▶ **SUPPLIED MATERIAL**:
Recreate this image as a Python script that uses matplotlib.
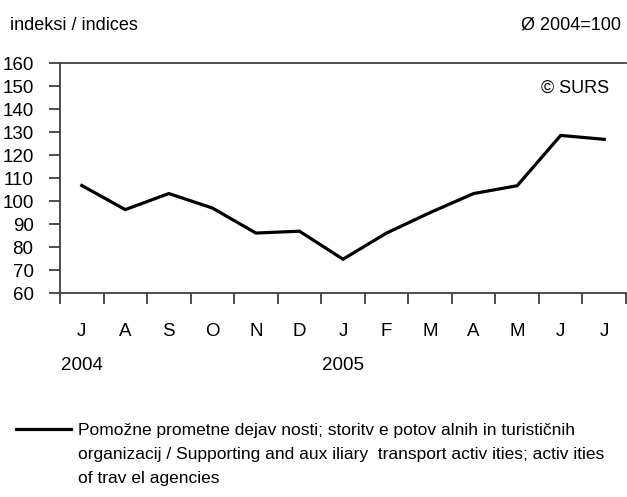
import matplotlib
matplotlib.use("Agg")
import matplotlib.pyplot as plt
import matplotlib.transforms as mtransforms
from matplotlib import font_manager

months = ["J", "A", "S", "O", "N", "D", "J", "F", "M", "A", "M", "J", "J"]
years = ["2004", "2005"]
year_pos = [0, 6]
values = [106.8, 96.3, 103.3, 97.0, 86.1, 86.9, 74.7, 86.1, 95.0, 103.3, 106.7, 128.6, 126.9]
series_label = ("Pomožne prometne dejav nosti; storitv e potov alnih in turističnih\n"
                "organizacij / Supporting and aux iliary  transport activ ities; activ ities\n"
                "of trav el agencies")

avail = {f.name for f in font_manager.fontManager.ttflist}
fam = [f for f in ["Liberation Sans Narrow", "Liberation Sans", "DejaVu Sans"] if f in avail]
plt.rcParams['font.family'] = fam

W, H = 627, 497
fig = plt.figure(figsize=(W / 100, H / 100), dpi=100)
ax = fig.add_axes([60 / W, 1 - 293 / H, 566 / W, (293 - 63.3) / H])

xs = [i + 0.5 for i in range(len(values))]
ax.plot(xs, values, color="black", lw=2.3, solid_joinstyle="miter")

ax.set_xlim(0, len(values))
ax.set_ylim(60, 160)
ax.set_yticks(range(60, 161, 10))
ax.set_xticks(range(0, len(values) + 1))
ax.set_xticklabels([])
spc = "#404040"
ax.spines["right"].set_visible(False)
for s in ["left", "top", "bottom"]:
    ax.spines[s].set_color(spc)
    ax.spines[s].set_linewidth(1.3)
ax.tick_params(axis="both", direction="out", length=8, width=1.3, color=spc,
               labelsize=13.5, labelcolor="black")
ax.tick_params(axis="y", pad=11)

bt = mtransforms.blended_transform_factory(ax.transData, fig.transFigure)
for i, m in enumerate(months):
    ax.text(i + 0.5, 1 - 331 / H, m, transform=bt, ha="center", va="center", fontsize=13.5)
for p, y in zip(year_pos, years):
    ax.text(p + 0.5, 1 - 365 / H, y, transform=bt, ha="center", va="center", fontsize=13.5)

fig.text(10 / W, 1 - 25 / H, "indeksi / indices", ha="left", va="center", fontsize=13)
fig.text(621 / W, 1 - 25 / H, "Ø 2004=100", ha="right", va="center", fontsize=13)
fig.text(609 / W, 1 - 88 / H, "© SURS", ha="right", va="center", fontsize=13)

# legend
fig.add_artist(plt.Line2D([16 / W, 71 / W], [1 - 429 / H, 1 - 429 / H], color="black", lw=2.3))
fig.text(78 / W, 1 - 422.5 / H, series_label, ha="left", va="top", fontsize=12.5, linespacing=1.78)

fig.savefig("out.png", dpi=100)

▶ **TO DO**: Give back the whole listing as it stands, minus its pictures.

▶ **RESPONSE TO THIS EXERCISE**:
Recreate this image as a Python script that uses matplotlib.
import matplotlib
matplotlib.use("Agg")
import matplotlib.pyplot as plt
import matplotlib.transforms as mtransforms
from matplotlib import font_manager

months = ["J", "A", "S", "O", "N", "D", "J", "F", "M", "A", "M", "J", "J"]
years = ["2004", "2005"]
year_pos = [0, 6]
values = [106.8, 96.3, 103.3, 97.0, 86.1, 86.9, 74.7, 86.1, 95.0, 103.3, 106.7, 128.6, 126.9]
series_label = ("Pomožne prometne dejav nosti; storitv e potov alnih in turističnih\n"
                "organizacij / Supporting and aux iliary  transport activ ities; activ ities\n"
                "of trav el agencies")

avail = {f.name for f in font_manager.fontManager.ttflist}
fam = [f for f in ["Liberation Sans Narrow", "Liberation Sans", "DejaVu Sans"] if f in avail]
plt.rcParams['font.family'] = fam

W, H = 627, 497
fig = plt.figure(figsize=(W / 100, H / 100), dpi=100)
ax = fig.add_axes([60 / W, 1 - 293 / H, 566 / W, (293 - 63.3) / H])

xs = [i + 0.5 for i in range(len(values))]
ax.plot(xs, values, color="black", lw=2.3, solid_joinstyle="miter")

ax.set_xlim(0, len(values))
ax.set_ylim(60, 160)
ax.set_yticks(range(60, 161, 10))
ax.set_xticks(range(0, len(values) + 1))
ax.set_xticklabels([])
spc = "#404040"
ax.spines["right"].set_visible(False)
for s in ["left", "top", "bottom"]:
    ax.spines[s].set_color(spc)
    ax.spines[s].set_linewidth(1.3)
ax.tick_params(axis="both", direction="out", length=8, width=1.3, color=spc,
               labelsize=13.5, labelcolor="black")
ax.tick_params(axis="y", pad=11)

bt = mtransforms.blended_transform_factory(ax.transData, fig.transFigure)
for i, m in enumerate(months):
    ax.text(i + 0.5, 1 - 331 / H, m, transform=bt, ha="center", va="center", fontsize=13.5)
for p, y in zip(year_pos, years):
    ax.text(p + 0.5, 1 - 365 / H, y, transform=bt, ha="center", va="center", fontsize=13.5)

fig.text(10 / W, 1 - 25 / H, "indeksi / indices", ha="left", va="center", fontsize=13)
fig.text(621 / W, 1 - 25 / H, "Ø 2004=100", ha="right", va="center", fontsize=13)
fig.text(609 / W, 1 - 88 / H, "© SURS", ha="right", va="center", fontsize=13)

# legend
fig.add_artist(plt.Line2D([16 / W, 71 / W], [1 - 429 / H, 1 - 429 / H], color="black", lw=2.3))
fig.text(78 / W, 1 - 422.5 / H, series_label, ha="left", va="top", fontsize=12.5, linespacing=1.78)

fig.savefig("out.png", dpi=100)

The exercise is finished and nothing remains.